In 2005, Brokeback Mountain exploded on the scene, taking Best Director, Best Adapted Screenplay and Best Original Score, while losing for Best Picture, Best Actor for Heath Ledger, Best Supporting Actor for Jake Gyllenhaal, Best Supporting Actress for Michelle Williams and Best Cinematography. Capote was also nominated, and Philip Seymour Hoffman won Best Actor for his portrayal of Truman Capote. Crash took Best Picture.

The following year, Little Miss Sunshine came out of nowhere to huge success, in part on the strength of Steve Carell’s performance as a young girl’s suicidally-depressed gay uncle. It won Best Original Screenplay and Best Supporting Actor for Alan Arkin, who played Abigail Breslin’s grandfather. That’s not bad for a film that debuted at the Sundance Festival.

In 2008, another surprise success was Milk, starring Sean Penn as Harvey Milk. It lost to Slumdog Millionaire for Best Picture, but Penn received Best Actor and Dustin Lance Black got Best Original Screenplay.

For 2010, The Kids Are All Right was a Best Picture nominee, along with nods for Mark Ruffalo for Best Supporting Actor and Annette Bening for Best Actress, and a nomination for Best Original Screenplay. Unfortunately, it did not take home any of the four awards.

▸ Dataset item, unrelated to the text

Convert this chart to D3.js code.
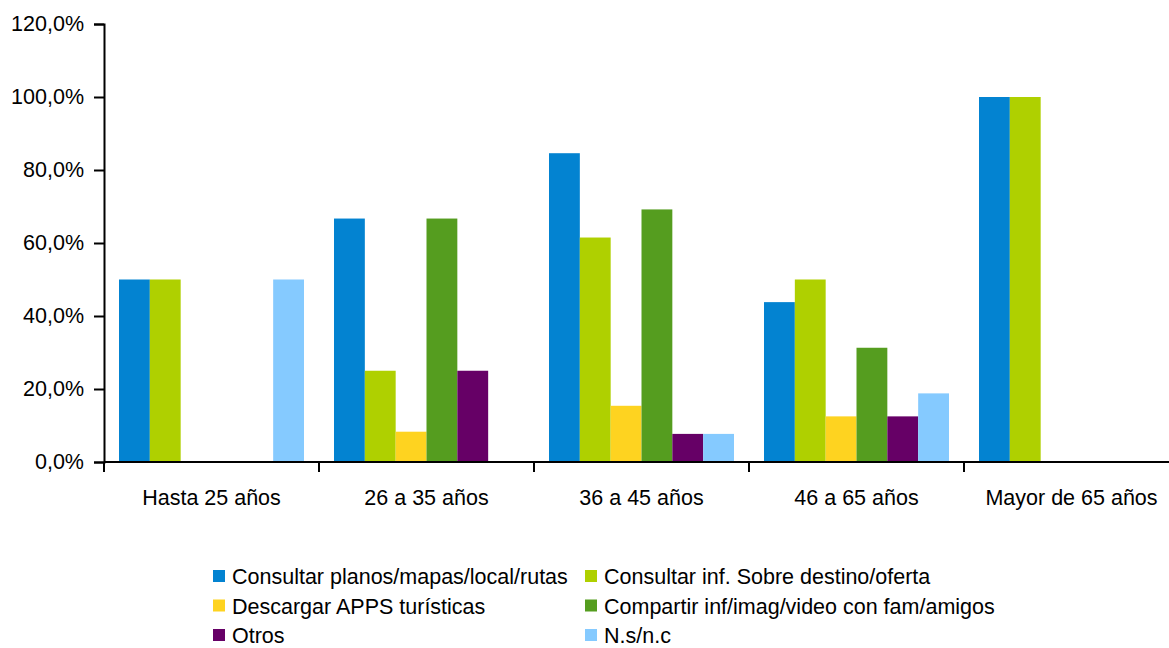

While William Hurt’s Best Actor Win for Kiss of the Spider Woman probably makes him the first person to win a Best Actor Oscar for portraying a gay man, he was followed by Tom Hanks for Philadelphia at the 66th Academy Awards.

Hilary Swank won Best Actress for her 1999 role as Brandon Teena in Boys Don’t Cry, and Charlize Theron followed four years later, playing Aileen Wuornos in Monster.

Bruce Davison was the MNP (most nominated player) in Longtime Companion, his Best Supporting Actor nomination being its only Oscar nod. He lost out to Joe Pesci in Goodfellas.

Three major LGBT films have been nominated for the Oscars for Best Documentary Feature; two of them, Common Threads: Stories from the Quilt and How to Survive a Plague, dealt with the AIDS epidemic, while the third, The Times of Harvey Milk, was about the slain San Francisco supervisor. It won for 1984, and Common Threads picked up the award five years later.

Of course, there is more LGBT to go around in the Academy Awards, besides being the gay men’s version of the Super Bowl. Stockard Channing was nominated for Best Actress in Six Degrees of Separation, and Salma Hayek for Frida, and Felicity Huffman for TransAmerica. I cannot even begin to go through the foreign language film nominations, or I’d never get past Pedro Almodóvar. Suffice it to say, in this season of Pride, we’re here, we’re queer, and we’ve taken home some little gold-plated statues.